AIM: Copy each line below exactly and leave the pictures out.

COLLECTED DATA:

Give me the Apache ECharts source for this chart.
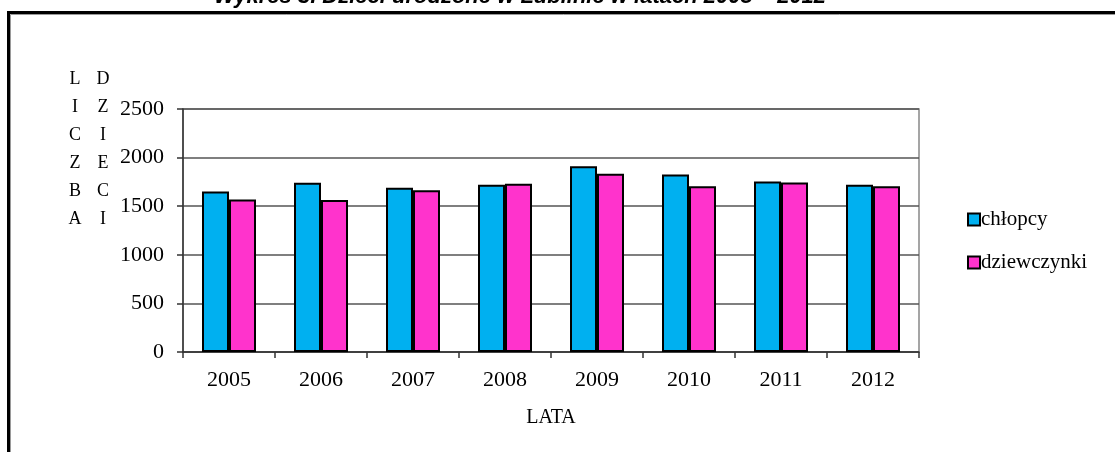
<!DOCTYPE html>
<html>
<head>
<meta charset="utf-8">
<script src="https://cdn.jsdelivr.net/npm/echarts@6/dist/echarts.min.js"></script>
<style>
html,body{margin:0;padding:0;background:#fff;}
#chart{width:1115px;height:452px;}
</style>
</head>
<body>
<div id="chart"></div>
<script>
var titleText = 'Wykres 3. Dzieci urodzone w Lublinie w latach 2005 – 2012';
var years = ['2005', '2006', '2007', '2008', '2009', '2010', '2011', '2012'];
var seriesNames = ['chłopcy', 'dziewczynki'];
var boys = [1650, 1740, 1690, 1720, 1910, 1825, 1755, 1720];
var girls = [1570, 1565, 1665, 1730, 1835, 1705, 1745, 1705];
var yTicks = [0, 500, 1000, 1500, 2000, 2500];
var yNameCol1 = ['L', 'I', 'C', 'Z', 'B', 'A'];
var yNameCol2 = ['D', 'Z', 'I', 'E', 'C', 'I'];
var xName = 'LATA';

var serif = '"Liberation Serif", "DejaVu Serif", serif';
var chart = echarts.init(document.getElementById('chart'), null, {renderer: 'canvas'});
chart.setOption({
  animation: false,
  backgroundColor: '#fff',
  graphic: [
    {type: 'rect', shape: {x: 8.5, y: 12.5, width: 1200, height: 600}, style: {fill: 'none', stroke: '#000', lineWidth: 3}, z: 10},
    {type: 'rect', shape: {x: 10.5, y: 14.5, width: 1200, height: 600}, style: {fill: 'none', stroke: '#9a9a9a', lineWidth: 1}, z: 10},
    {type: 'text', x: 520, y: -14.5, style: {text: titleText, font: 'italic bold 22px "Liberation Sans", Arial, sans-serif', fill: '#000', textAlign: 'center'}, z: 10},
    {type: 'text', x: 75, y: 65, style: {text: yNameCol1.join('\n'), font: '18px ' + serif, lineHeight: 28, fill: '#000', textAlign: 'center'}, z: 10},
    {type: 'text', x: 103, y: 65, style: {text: yNameCol2.join('\n'), font: '18px ' + serif, lineHeight: 28, fill: '#000', textAlign: 'center'}, z: 10}
  ],
  grid: {left: 183, right: 196, top: 109, bottom: 100, show: true, borderColor: '#888', borderWidth: 1.5, backgroundColor: 'transparent'},
  legend: {
    orient: 'vertical', left: 962, top: 204, itemGap: 22, itemWidth: 12, itemHeight: 12,
    icon: 'rect',
    data: seriesNames,
    textStyle: {fontFamily: serif, fontSize: 21, color: '#000', padding: [0, 0, 0, -4]}
  },
  xAxis: {
    type: 'category', data: years,
    name: xName, nameLocation: 'middle', nameGap: 56,
    nameTextStyle: {fontFamily: serif, fontSize: 20, color: '#000'},
    axisLine: {lineStyle: {color: '#333', width: 1.5}},
    axisTick: {show: true, alignWithLabel: false, length: 6, lineStyle: {color: '#333', width: 1.5}},
    axisLabel: {fontFamily: serif, fontSize: 22, color: '#000', margin: 17},
    splitLine: {show: false}
  },
  yAxis: {
    type: 'value', min: yTicks[0], max: yTicks[yTicks.length - 1], interval: yTicks[1] - yTicks[0],
    axisLine: {show: true, lineStyle: {color: '#333', width: 1.5}},
    axisTick: {show: true, length: 6, lineStyle: {color: '#333', width: 1.5}},
    axisLabel: {fontFamily: serif, fontSize: 22, color: '#000', margin: 19, formatter: function (v) { return String(v); }},
    splitLine: {show: true, lineStyle: {color: '#555', width: 1.5}}
  },
  series: [
    {name: seriesNames[0], type: 'bar', data: boys, barWidth: 27, barGap: '0%',
     itemStyle: {color: '#00B0F0', borderColor: '#000', borderWidth: 2}},
    {name: seriesNames[1], type: 'bar', data: girls, barWidth: 27, barGap: '0%',
     itemStyle: {color: '#FF33CC', borderColor: '#000', borderWidth: 2}}
  ]
});
</script>
</body>
</html>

EXERCISE RESULT:
Give me the Apache ECharts source for this chart.
<!DOCTYPE html>
<html>
<head>
<meta charset="utf-8">
<script src="https://cdn.jsdelivr.net/npm/echarts@6/dist/echarts.min.js"></script>
<style>
html,body{margin:0;padding:0;background:#fff;}
#chart{width:1115px;height:452px;}
</style>
</head>
<body>
<div id="chart"></div>
<script>
var titleText = 'Wykres 3. Dzieci urodzone w Lublinie w latach 2005 – 2012';
var years = ['2005', '2006', '2007', '2008', '2009', '2010', '2011', '2012'];
var seriesNames = ['chłopcy', 'dziewczynki'];
var boys = [1650, 1740, 1690, 1720, 1910, 1825, 1755, 1720];
var girls = [1570, 1565, 1665, 1730, 1835, 1705, 1745, 1705];
var yTicks = [0, 500, 1000, 1500, 2000, 2500];
var yNameCol1 = ['L', 'I', 'C', 'Z', 'B', 'A'];
var yNameCol2 = ['D', 'Z', 'I', 'E', 'C', 'I'];
var xName = 'LATA';

var serif = '"Liberation Serif", "DejaVu Serif", serif';
var chart = echarts.init(document.getElementById('chart'), null, {renderer: 'canvas'});
chart.setOption({
  animation: false,
  backgroundColor: '#fff',
  graphic: [
    {type: 'rect', shape: {x: 8.5, y: 12.5, width: 1200, height: 600}, style: {fill: 'none', stroke: '#000', lineWidth: 3}, z: 10},
    {type: 'rect', shape: {x: 10.5, y: 14.5, width: 1200, height: 600}, style: {fill: 'none', stroke: '#9a9a9a', lineWidth: 1}, z: 10},
    {type: 'text', x: 520, y: -14.5, style: {text: titleText, font: 'italic bold 22px "Liberation Sans", Arial, sans-serif', fill: '#000', textAlign: 'center'}, z: 10},
    {type: 'text', x: 75, y: 65, style: {text: yNameCol1.join('\n'), font: '18px ' + serif, lineHeight: 28, fill: '#000', textAlign: 'center'}, z: 10},
    {type: 'text', x: 103, y: 65, style: {text: yNameCol2.join('\n'), font: '18px ' + serif, lineHeight: 28, fill: '#000', textAlign: 'center'}, z: 10}
  ],
  grid: {left: 183, right: 196, top: 109, bottom: 100, show: true, borderColor: '#888', borderWidth: 1.5, backgroundColor: 'transparent'},
  legend: {
    orient: 'vertical', left: 962, top: 204, itemGap: 22, itemWidth: 12, itemHeight: 12,
    icon: 'rect',
    data: seriesNames,
    textStyle: {fontFamily: serif, fontSize: 21, color: '#000', padding: [0, 0, 0, -4]}
  },
  xAxis: {
    type: 'category', data: years,
    name: xName, nameLocation: 'middle', nameGap: 56,
    nameTextStyle: {fontFamily: serif, fontSize: 20, color: '#000'},
    axisLine: {lineStyle: {color: '#333', width: 1.5}},
    axisTick: {show: true, alignWithLabel: false, length: 6, lineStyle: {color: '#333', width: 1.5}},
    axisLabel: {fontFamily: serif, fontSize: 22, color: '#000', margin: 17},
    splitLine: {show: false}
  },
  yAxis: {
    type: 'value', min: yTicks[0], max: yTicks[yTicks.length - 1], interval: yTicks[1] - yTicks[0],
    axisLine: {show: true, lineStyle: {color: '#333', width: 1.5}},
    axisTick: {show: true, length: 6, lineStyle: {color: '#333', width: 1.5}},
    axisLabel: {fontFamily: serif, fontSize: 22, color: '#000', margin: 19, formatter: function (v) { return String(v); }},
    splitLine: {show: true, lineStyle: {color: '#555', width: 1.5}}
  },
  series: [
    {name: seriesNames[0], type: 'bar', data: boys, barWidth: 27, barGap: '0%',
     itemStyle: {color: '#00B0F0', borderColor: '#000', borderWidth: 2}},
    {name: seriesNames[1], type: 'bar', data: girls, barWidth: 27, barGap: '0%',
     itemStyle: {color: '#FF33CC', borderColor: '#000', borderWidth: 2}}
  ]
});
</script>
</body>
</html>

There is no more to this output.